NIH scientist Nicholas Restifo and his colleagues used the gene editing technique CRISPR-Cas9 to knock out each of the genes in the human genome from cultured melanoma cancer cells.
The modified cells were then incubated with a class of immune "T" cells whose role it is to patrol the body looking for rogue cells including those infected by viruses, or those at risk of becoming malignant.
What the team were looking for were the gene knock out combinations that disabled the ability of the T cells to recognise and eliminate the cancer cells.
"We found about 100 genes that are critical to the process," says Restifo. "This includes components of the MHC - major histocompatability complex - that immune cells use to inspect target cells."
The researchers hypothesised that cancers lacking these markers would fail to interact correctly with the immune response, allowing them to escape being killed.
"Cancers don't engage willingly in the conversation with the lymphocyte that would lead to them dying, so they are not removed," Restifo explains.
Armed with their constellation of 100 presumed to be "critical" genes, the researchers compared genetic data from 11,000 patients with a range of different cancers and saw strong overlaps in the genes mutated in these patients with their magic 100.

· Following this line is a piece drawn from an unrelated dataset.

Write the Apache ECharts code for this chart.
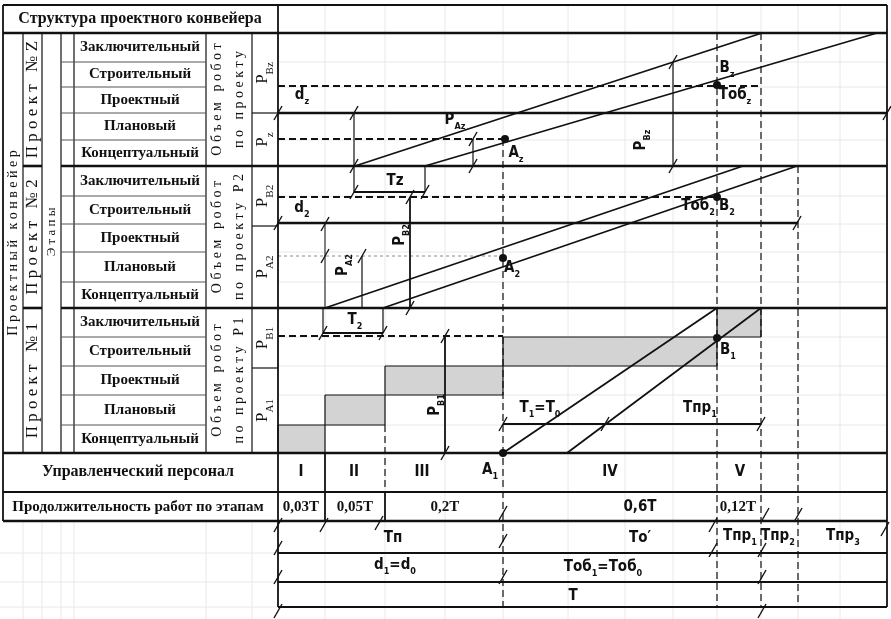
<!DOCTYPE html>
<html><head><meta charset="utf-8">
<script src="https://cdn.jsdelivr.net/npm/echarts@6/dist/echarts.min.js"></script>
<style>html,body{margin:0;padding:0;background:#fff}#c{width:891px;height:619px}</style>
</head><body><div id="c"></div>
<script>
// ===== DATA (t = time along the conveyor, v = work level) =====
const stageNames = ['Заключительный','Строительный','Проектный','Плановый','Концептуальный'];
const projectNames = ['Проект №Z','Проект №2','Проект №1'];
const volumeLine1 = 'Объем робот';
const volumeLine2 = ['по проекту','по проекту Р2','по проекту Р1'];
const levelLabels = [['{m|Р}{s|Вz}','{m|Р}{s|z}'],['{m|Р}{s|В2}','{m|Р}{s|А2}'],['{m|Р}{s|В1}','{m|Р}{s|А1}']];
const phaseNames = ['I','II','III','IV','V'];
const phaseLabelT = [23,76,144,332,462];
const phaseShares = ['0,03T','0,05T','0,2T','0,6T','0,12T'];
const phaseShareT = [23,77,167,362,460];
// key moments: start, end I, end II, A1, B1, end V, end Тпр2, right edge
const timeMarks = [0,47,107,225,439,483,520,609];
// stage row boundaries (15 rows, top -> bottom)
const rowLevels = [420,391,366,340,313,287,257,229,201,171,145,116,87,58,28,0];
// level cells of every project in the "P" column
const levelCells = [[420,340,287],[287,227,145],[145,85,0]];
// bottom table row boundaries
const tableLevels = [0,-39,-68,-100,-129,-154];
// left table column edges
const columnEdges = [-275,-255,-236,-217,-204,-72,-26,0];
// project 1 stage bars [tStart,tEnd,vLow,vHigh]
const stageBars = [[0,47,0,28],[47,107,28,58],[107,225,58,87],[225,439,87,116],[439,483,116,145]];
// progress lines of projects Z, 2, 1 [t1,v1,t2,v2]
const projectLines = [[77,287,484,420],[147,287,599,420],[47,145,465,287],[105,145,519,287],[225,0,439,145],[289,0,483,145]];
// key points A/B
const keyPoints = [[227,314],[439,368],[225,195],[439,256],[439,115],[225,0]];
// interval levels (d) and dimension values
const dLevels = {dz:340, d2:230, Bz:367, Az:314, B2:256, A2:197, B1:117};

// ===== build geometry lists from data =====
const LW = {thick:2.6, mid:1.8, thin:1.2, hair:1};
const solid = [];
const [tS,tI,tII,tA,tB,tV,tP2,tE] = timeMarks;
const [cL,c1,c2,c3,c4,c5,c6,c7] = columnEdges;
solid.push([cL,448,tE,448,'mid'],[cL,420,tE,420,'thick'],[cL,448,cL,-68,'mid'],[tS,448,tS,-154,'mid'],[tE,448,tE,-154,'mid']);
[c1,c2,c3,c4,c5,c6].forEach(c=>solid.push([c,420,c,0,'thin']));
[287,145].forEach(v=>{solid.push([c1,v,c2,v,'thick'],[c3,v,tE,v,'thick']);});
rowLevels.forEach((v,i)=>{ if(i>0&&i<15&&i!==5&&i!==10) solid.push([c3,v,c5,v,'hair','#555']); });
levelCells.forEach(cell=>solid.push([c6,cell[1],c7,cell[1],'thin']));
solid.push([cL,tableLevels[0],tE,tableLevels[0],'thick'],[cL,tableLevels[1],tE,tableLevels[1],'mid'],[cL,tableLevels[2],tE,tableLevels[2],'thick']);
[3,4,5].forEach(i=>solid.push([tS,tableLevels[i],tE,tableLevels[i],'mid']));
solid.push([tI,0,tI,-68,'mid'],[tII,-39,tII,-68,'mid']);
solid.push([tS,dLevels.dz,tE,dLevels.dz,'thick'],[tS,dLevels.d2,tP2,dLevels.d2,'thick']);
projectLines.forEach(l=>solid.push([l[0],l[1],l[2],l[3],'mid']));
solid.push([76,340,76,261,'thin'],[76,261,147,261,'mid'],[147,287,147,261,'thin']);
solid.push([45,145,45,120,'thin'],[45,120,105,120,'mid'],[105,145,105,120,'thin']);
solid.push([195,314,195,287,'thin'],[395,391,395,287,'thin']);
solid.push([47,229,47,145,'hair'],[84,197,84,145,'thin'],[132,256,132,145,'mid'],[167,117,167,0,'mid']);
solid.push([tA,29,tV,29,'mid']);
stageBars.forEach(b=>{solid.push([b[0],b[3],b[1],b[3],'thin'],[b[0],b[2],b[1],b[2],'thin'],[b[0],b[2],b[0],b[3],'thin'],[b[1],b[2],b[1],b[3],'thin']);});

const dashed = [
 [tS,dLevels.Bz,tV,dLevels.Bz,'mid'],[tS,dLevels.Az,227,dLevels.Az,'mid'],[tS,dLevels.B2,tB,dLevels.B2,'mid'],
 [tS,dLevels.B1,tA,dLevels.B1,'mid'],
 [tII,28,tII,-39,'thin'],[tA,314,tA,-154,'thin'],[tB,420,tB,-154,'thin'],[tV,420,tV,-154,'thin'],[tP2,287,tP2,-154,'thin']
];
const dotted = [[tS,dLevels.A2,tA,dLevels.A2,'hair','#888']];
const faint = [];
rowLevels.forEach(v=>faint.push([tS,v,tE,v,'hair']));
[47,107,167,225,290,347,395,439,483,520,562].forEach(t=>faint.push([t,448,t,-166,'hair']));
[c1,c2,c3,c4,c5,c6].forEach(c=>faint.push([c,-68,c,-166,'hair']));
[-100,-129,-154].forEach(v=>faint.push([-278,v,0,v,'hair']));

const ticks = [[0,340],[609,340],[0,230],[519,230],[76,340],[76,287],[76,261],[147,261],[45,120],[105,120],
 [195,314],[195,287],[395,391],[395,287],[47,229],[47,197],[84,197],[132,256],[132,145],[167,117],[167,0],
 [225,29],[483,29],[327,29],[0,-72],[46,-72],[101,-70],[225,-60],[435,-72],[487,-62],[520,-62],[607,-76],
 [0,-95],[225,-88],[435,-97],[484,-97],[0,-124],[225,-124],[484,-124],[0,-158],[484,-158]];

// ===== labels =====
const NARROW = "'Liberation Sans Narrow','DejaVu Sans Condensed','Liberation Sans',sans-serif";
const SERIF = "'Liberation Serif','DejaVu Serif',serif";
const textStyles = {
 hdr:{fontFamily:SERIF,fontSize:16,fontWeight:'bold'},
 stg:{fontFamily:SERIF,fontSize:15,fontWeight:'bold'},
 big:{fontFamily:SERIF,fontSize:17},
 conv:{fontFamily:SERIF,fontSize:14},
 vol:{fontFamily:SERIF,fontSize:14},
 sm:{fontFamily:SERIF,fontSize:13},
 pl:{fontFamily:SERIF,fontSize:17},
 nar:{fontFamily:NARROW,fontSize:15,fontWeight:'bold'},
 ser:{fontFamily:SERIF,fontSize:15,fontWeight:'bold'}
};
const spaced = s => s.split('').join(' ');
const labels = [];
labels.push([-138,434,'Структура проектного конвейера','hdr',0]);
for(let i=0;i<15;i++) labels.push([-138,(rowLevels[i]+rowLevels[i+1])/2,stageNames[i%5],'stg',0]);
projectNames.forEach((p,k)=>{
 const mid=(rowLevels[k*5]+rowLevels[k*5+5])/2;
 labels.push([-245,mid,spaced(p),'big',90]);
 labels.push([-61,mid,spaced(volumeLine1),'vol',90]);
 labels.push([-39,mid,spaced(volumeLine2[k]),'vol',90]);
 labels.push([-13,(levelCells[k][0]+levelCells[k][1])/2,levelLabels[k][0],'pl',90]);
 labels.push([-13,(levelCells[k][1]+levelCells[k][2])/2,levelLabels[k][1],'pl',90]);
});
labels.push([-265,210,spaced('Проектный конвейер'),'conv',90]);
labels.push([-226,221,spaced('Этапы'),'sm',90]);
labels.push([-140,-19,'Управленческий персонал','hdr',0]);
labels.push([-140,-54,'Продолжительность работ по этапам','stg',0]);
phaseNames.forEach((p,i)=>labels.push([phaseLabelT[i],-19,p,'nar',0]));
labels.push([212,-19,'{m|A}{s|1}','nar',0]);
phaseShares.forEach((p,i)=>labels.push([phaseShareT[i],-54,p,i===3?'nar':'ser',0]));
labels.push(
 [24,356,'{m|d}{s|z}','nar',0],[177,331,'{m|P}{s|Az}','nar',0],[238,298,'{m|A}{s|z}','nar',0],
 [117,272,'Tz','nar',0],[449,383,'{m|B}{s|z}','nar',0],[457,356,'{m|Тоб}{s|z}','nar',0],
 [365,313,'{m|P}{s|Bz}','nar',90],[24,243,'{m|d}{s|2}','nar',0],[124,218,'{m|P}{s|B2}','nar',90],
 [67,188,'{m|P}{s|A2}','nar',90],[234,183,'{m|A}{s|2}','nar',0],[420,245,'{m|Тоб}{s|2}','nar',0],
 [449,245,'{m|B}{s|2}','nar',0],[77,131,'{m|T}{s|2}','nar',0],[159,48,'{m|P}{s|B1}','nar',90],
 [262,43,'{m|T}{s|1}{m|=T}{s|0}','nar',0],[422,43,'{m|Тпр}{s|1}','nar',0],[450,101,'{m|B}{s|1}','nar',0],
 [115,-85,'Тп','nar',0],[362,-85,'То′','nar',0],[462,-85,'{m|Тпр}{s|1}','nar',0],
 [500,-85,'{m|Тпр}{s|2}','nar',0],[565,-85,'{m|Тпр}{s|3}','nar',0],
 [117,-114,'{m|d}{s|1}{m|=d}{s|0}','nar',0],[325,-116,'{m|Тоб}{s|1}{m|=Тоб}{s|0}','nar',0],[295,-143,'T','nar',0]
);

// ===== renderers =====
function lineRenderer(src,dash,color){
 return function(params,api){
  const d=src[params.dataIndex];
  const a=api.coord([d[0],d[1]]), b=api.coord([d[2],d[3]]);
  return {type:'line',silent:true,shape:{x1:a[0],y1:a[1],x2:b[0],y2:b[1]},
   style:{stroke:d[5]||color,lineWidth:LW[d[4]],lineDash:dash||null,fill:null}};
 };
}
function lineSeries(src,dash,color,z){
 return {type:'custom',coordinateSystem:'cartesian2d',renderItem:lineRenderer(src,dash,color),
  data:src.map(d=>[d[0],d[1],d[2],d[3]]),encode:{x:[0,2],y:[1,3]},silent:true,animation:false,z:z,clip:false};
}
const option = {
 animation:false,
 backgroundColor:'#fff',
 grid:{left:0,right:0,top:0,bottom:0},
 xAxis:{type:'value',min:-278,max:613,show:false},
 yAxis:{type:'value',min:-166,max:453,show:false},
 series:[
  lineSeries(faint,null,'#e8e8e8',1),
  {type:'custom',coordinateSystem:'cartesian2d',z:2,silent:true,animation:false,
   data:stageBars.map(b=>[b[0],b[2],b[1],b[3]]),encode:{x:[0,2],y:[1,3]},
   renderItem:function(params,api){
    const a=api.coord([api.value(0),api.value(3)]), b=api.coord([api.value(2),api.value(1)]);
    return {type:'rect',shape:{x:a[0],y:a[1],width:b[0]-a[0],height:b[1]-a[1]},style:{fill:'#d3d3d3'}};
   }},
  lineSeries(dotted,[3,3],'#888',3),
  lineSeries(dashed,[7,4],'#111',3),
  lineSeries(solid,null,'#111',4),
  {type:'custom',coordinateSystem:'cartesian2d',z:5,silent:true,animation:false,data:ticks,
   renderItem:function(params,api){
    const p=api.coord([api.value(0),api.value(1)]);
    return {type:'line',shape:{x1:p[0]-4,y1:p[1]+7,x2:p[0]+4,y2:p[1]-7},style:{stroke:'#111',lineWidth:1.4}};
   }},
  {type:'custom',coordinateSystem:'cartesian2d',z:6,silent:true,animation:false,data:keyPoints,
   renderItem:function(params,api){
    const p=api.coord([api.value(0),api.value(1)]);
    return {type:'circle',shape:{cx:p[0],cy:p[1],r:4},style:{fill:'#111'}};
   }},
  {type:'custom',coordinateSystem:'cartesian2d',z:7,silent:true,animation:false,
   data:labels.map(d=>[d[0],d[1]]),
   renderItem:function(params,api){
    const d=labels[params.dataIndex];
    const p=api.coord([d[0],d[1]]);
    const base=textStyles[d[3]];
    const rich={m:Object.assign({},base,{fill:'#111',verticalAlign:'top',padding:[0,0,4,0]}),
                s:Object.assign({},base,{fill:'#111',fontSize:Math.round(base.fontSize*0.62),verticalAlign:'bottom'})};
    return {type:'text',x:p[0],y:p[1],rotation:(d[4]||0)*Math.PI/180,
     style:Object.assign({text:d[2],fill:'#111',align:'center',verticalAlign:'middle',rich:rich},base)};
   }}
 ]
};
const chart = echarts.init(document.getElementById('c'));
chart.setOption(option);
</script>
</body></html>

"Then we looked at data from 200 patients who had undergone immunotherapy," says Restifo, "and we were particularly interested in the patients who failed the therapy. In them, their cancers lacked these critical genes, supporting our idea that these genes need to be working for the immune system to be able to control a cancer."
The study, which is published this week in Nature, is a major milestone.
"Our data provides us with a potential prognostic test," says Restifo. "We can tell which patients may benefit the most from which therapies, or whether a switch in therapy is needed. Most importantly, it shows us new avenues that can be explored to make more of these treatments work more of the time..."